» **Task**:
All the data must come back unchanged, except that pictures are left out.

» **Data**:

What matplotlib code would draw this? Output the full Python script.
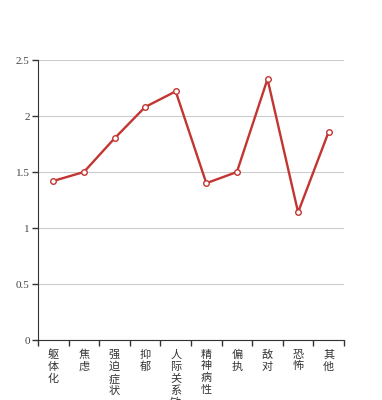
import matplotlib
matplotlib.use("Agg")
import matplotlib.pyplot as plt
import numpy as np

categories = ["躯体化", "焦虑", "强迫症状", "抑郁", "人际关系敏感", "精神病性", "偏执", "敌对", "恐怖", "其他"]
values = [1.42, 1.50, 1.80, 2.08, 2.22, 1.40, 1.50, 2.33, 1.14, 1.86]
yticks = [0, 0.5, 1, 1.5, 2, 2.5]
ytick_labels = ["0", "0.5", "1", "1.5", "2", "2.5"]

plt.rcParams['font.family'] = ['Noto Sans CJK SC', 'DejaVu Sans']

fig = plt.figure(figsize=(3.82, 4.0), dpi=100)
ax = fig.add_axes([38/382, 60/400, 306/382, 280/400])

x = np.arange(len(categories))
ax.plot(x, values, color='#c23531', linewidth=1.7, marker='o', markersize=4,
        markerfacecolor='white', markeredgecolor='#c23531', markeredgewidth=1, zorder=3, clip_on=False)

ax.set_xlim(-0.5, len(categories) - 0.5)
ax.set_ylim(0, 2.5)
ax.set_yticks(yticks)
ax.set_yticklabels(ytick_labels, fontsize=8, color='#444444', family=['Liberation Serif'])
ax.yaxis.grid(True, color='#cccccc', linewidth=0.8)
ax.set_axisbelow(True)

# category boundary ticks
ax.set_xticks(np.arange(len(categories) + 1) - 0.5)
ax.set_xticklabels([])
ax.set_xticks(x, minor=True)
ax.set_xticklabels(["\n".join(c) for c in categories], minor=True, fontsize=8,
                   color='#333333', va='top', linespacing=1.2)
ax.tick_params(axis='x', which='minor', length=0, pad=7)
ax.tick_params(axis='x', which='major', length=4, color='#333333', width=1)
ax.tick_params(axis='y', length=4, color='#333333', width=1, pad=2)

for s in ['top', 'right']:
    ax.spines[s].set_visible(False)
ax.spines['left'].set_color('#333333')
ax.spines['bottom'].set_color('#333333')

fig.savefig('out.png', dpi=100)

» **Written answer**:
What matplotlib code would draw this? Output the full Python script.
import matplotlib
matplotlib.use("Agg")
import matplotlib.pyplot as plt
import numpy as np

categories = ["躯体化", "焦虑", "强迫症状", "抑郁", "人际关系敏感", "精神病性", "偏执", "敌对", "恐怖", "其他"]
values = [1.42, 1.50, 1.80, 2.08, 2.22, 1.40, 1.50, 2.33, 1.14, 1.86]
yticks = [0, 0.5, 1, 1.5, 2, 2.5]
ytick_labels = ["0", "0.5", "1", "1.5", "2", "2.5"]

plt.rcParams['font.family'] = ['Noto Sans CJK SC', 'DejaVu Sans']

fig = plt.figure(figsize=(3.82, 4.0), dpi=100)
ax = fig.add_axes([38/382, 60/400, 306/382, 280/400])

x = np.arange(len(categories))
ax.plot(x, values, color='#c23531', linewidth=1.7, marker='o', markersize=4,
        markerfacecolor='white', markeredgecolor='#c23531', markeredgewidth=1, zorder=3, clip_on=False)

ax.set_xlim(-0.5, len(categories) - 0.5)
ax.set_ylim(0, 2.5)
ax.set_yticks(yticks)
ax.set_yticklabels(ytick_labels, fontsize=8, color='#444444', family=['Liberation Serif'])
ax.yaxis.grid(True, color='#cccccc', linewidth=0.8)
ax.set_axisbelow(True)

# category boundary ticks
ax.set_xticks(np.arange(len(categories) + 1) - 0.5)
ax.set_xticklabels([])
ax.set_xticks(x, minor=True)
ax.set_xticklabels(["\n".join(c) for c in categories], minor=True, fontsize=8,
                   color='#333333', va='top', linespacing=1.2)
ax.tick_params(axis='x', which='minor', length=0, pad=7)
ax.tick_params(axis='x', which='major', length=4, color='#333333', width=1)
ax.tick_params(axis='y', length=4, color='#333333', width=1, pad=2)

for s in ['top', 'right']:
    ax.spines[s].set_visible(False)
ax.spines['left'].set_color('#333333')
ax.spines['bottom'].set_color('#333333')

fig.savefig('out.png', dpi=100)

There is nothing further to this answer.